▸ Task instructions
Within the entries below, find the portion that opens with the line containing "Reproduce this chart with matplotlib." and closes with the line containing "plt.rcParams['font.family'] = ['Lato', 'DejaVu". Retype that portion exactly and only.

▸ Data shown

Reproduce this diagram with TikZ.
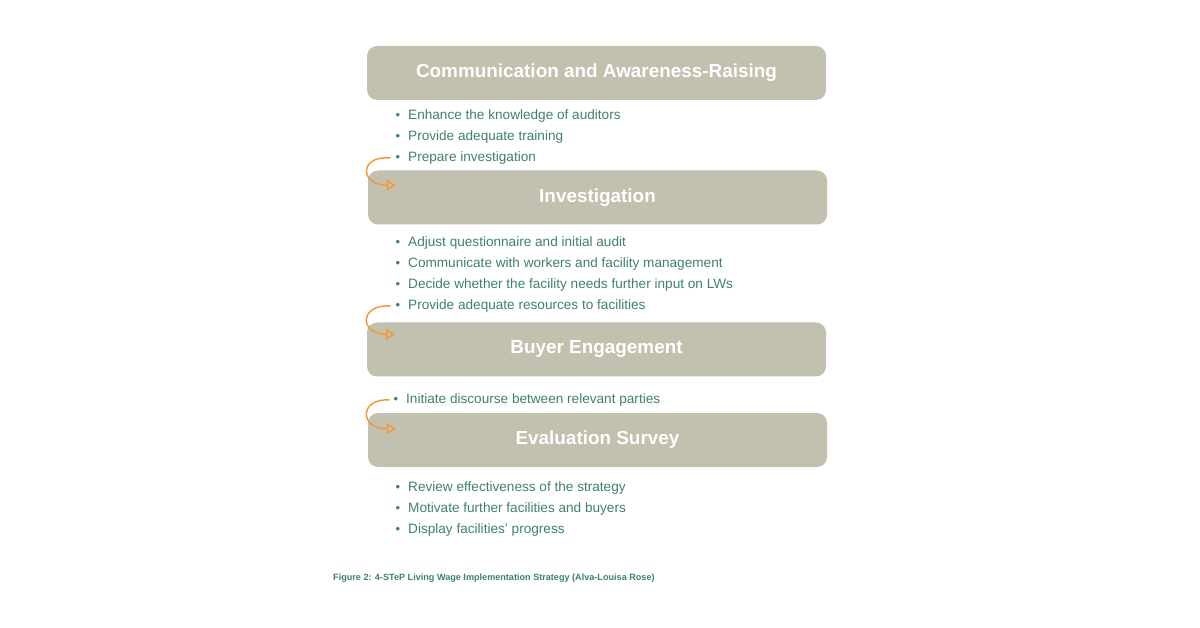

--

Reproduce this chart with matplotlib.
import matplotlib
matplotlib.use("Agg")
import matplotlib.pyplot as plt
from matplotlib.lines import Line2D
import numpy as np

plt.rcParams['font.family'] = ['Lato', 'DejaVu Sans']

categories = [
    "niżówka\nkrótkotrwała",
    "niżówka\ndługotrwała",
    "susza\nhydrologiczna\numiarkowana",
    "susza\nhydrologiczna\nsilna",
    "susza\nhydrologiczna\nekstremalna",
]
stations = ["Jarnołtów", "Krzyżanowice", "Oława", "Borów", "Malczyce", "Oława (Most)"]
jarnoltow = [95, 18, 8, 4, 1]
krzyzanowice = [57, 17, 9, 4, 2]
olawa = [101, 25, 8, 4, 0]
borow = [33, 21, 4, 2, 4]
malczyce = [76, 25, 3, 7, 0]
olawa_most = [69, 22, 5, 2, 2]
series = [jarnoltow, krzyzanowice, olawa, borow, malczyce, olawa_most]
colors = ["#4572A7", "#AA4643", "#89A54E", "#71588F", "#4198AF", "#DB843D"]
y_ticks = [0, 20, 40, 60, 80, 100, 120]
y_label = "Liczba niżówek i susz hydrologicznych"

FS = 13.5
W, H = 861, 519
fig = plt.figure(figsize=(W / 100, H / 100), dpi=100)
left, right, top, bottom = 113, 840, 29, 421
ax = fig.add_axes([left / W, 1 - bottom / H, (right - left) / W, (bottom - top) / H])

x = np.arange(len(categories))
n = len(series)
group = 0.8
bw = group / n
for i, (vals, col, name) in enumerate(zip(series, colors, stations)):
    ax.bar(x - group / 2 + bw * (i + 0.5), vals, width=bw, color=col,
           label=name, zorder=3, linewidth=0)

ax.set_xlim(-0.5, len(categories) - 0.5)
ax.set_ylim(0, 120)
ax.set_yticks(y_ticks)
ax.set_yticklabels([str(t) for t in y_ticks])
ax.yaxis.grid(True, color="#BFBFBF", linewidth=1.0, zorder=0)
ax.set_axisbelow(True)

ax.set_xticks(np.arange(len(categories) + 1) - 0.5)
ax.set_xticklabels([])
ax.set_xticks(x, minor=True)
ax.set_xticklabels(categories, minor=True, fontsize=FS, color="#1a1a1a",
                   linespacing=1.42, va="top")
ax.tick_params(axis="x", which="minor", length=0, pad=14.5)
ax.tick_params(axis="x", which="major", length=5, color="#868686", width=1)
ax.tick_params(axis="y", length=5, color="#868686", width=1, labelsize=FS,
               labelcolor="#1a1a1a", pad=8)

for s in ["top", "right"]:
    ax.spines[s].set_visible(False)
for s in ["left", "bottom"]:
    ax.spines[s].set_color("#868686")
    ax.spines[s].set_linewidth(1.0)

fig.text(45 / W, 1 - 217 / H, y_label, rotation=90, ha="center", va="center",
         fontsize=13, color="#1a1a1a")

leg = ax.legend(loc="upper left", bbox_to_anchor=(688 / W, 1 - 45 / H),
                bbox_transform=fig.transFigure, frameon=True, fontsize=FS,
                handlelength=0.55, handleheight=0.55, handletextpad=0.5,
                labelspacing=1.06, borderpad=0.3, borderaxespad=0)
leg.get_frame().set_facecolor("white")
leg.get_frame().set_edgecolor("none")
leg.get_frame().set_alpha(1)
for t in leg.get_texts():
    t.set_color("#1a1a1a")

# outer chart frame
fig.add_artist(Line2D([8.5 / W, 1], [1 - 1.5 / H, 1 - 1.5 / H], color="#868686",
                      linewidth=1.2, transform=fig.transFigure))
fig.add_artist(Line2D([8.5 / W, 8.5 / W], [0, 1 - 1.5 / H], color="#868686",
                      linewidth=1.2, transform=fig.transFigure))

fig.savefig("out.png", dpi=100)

---

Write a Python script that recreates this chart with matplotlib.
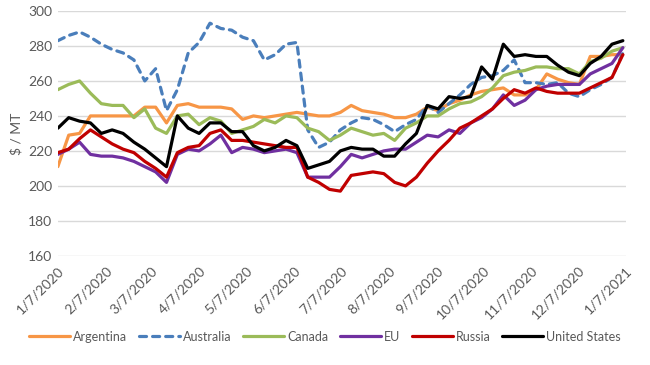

▸ Complete response
Reproduce this chart with matplotlib.
import matplotlib
matplotlib.use("Agg")
import matplotlib.pyplot as plt
from matplotlib.lines import Line2D
import numpy as np

plt.rcParams['font.family'] = ['Lato', 'DejaVu Sans']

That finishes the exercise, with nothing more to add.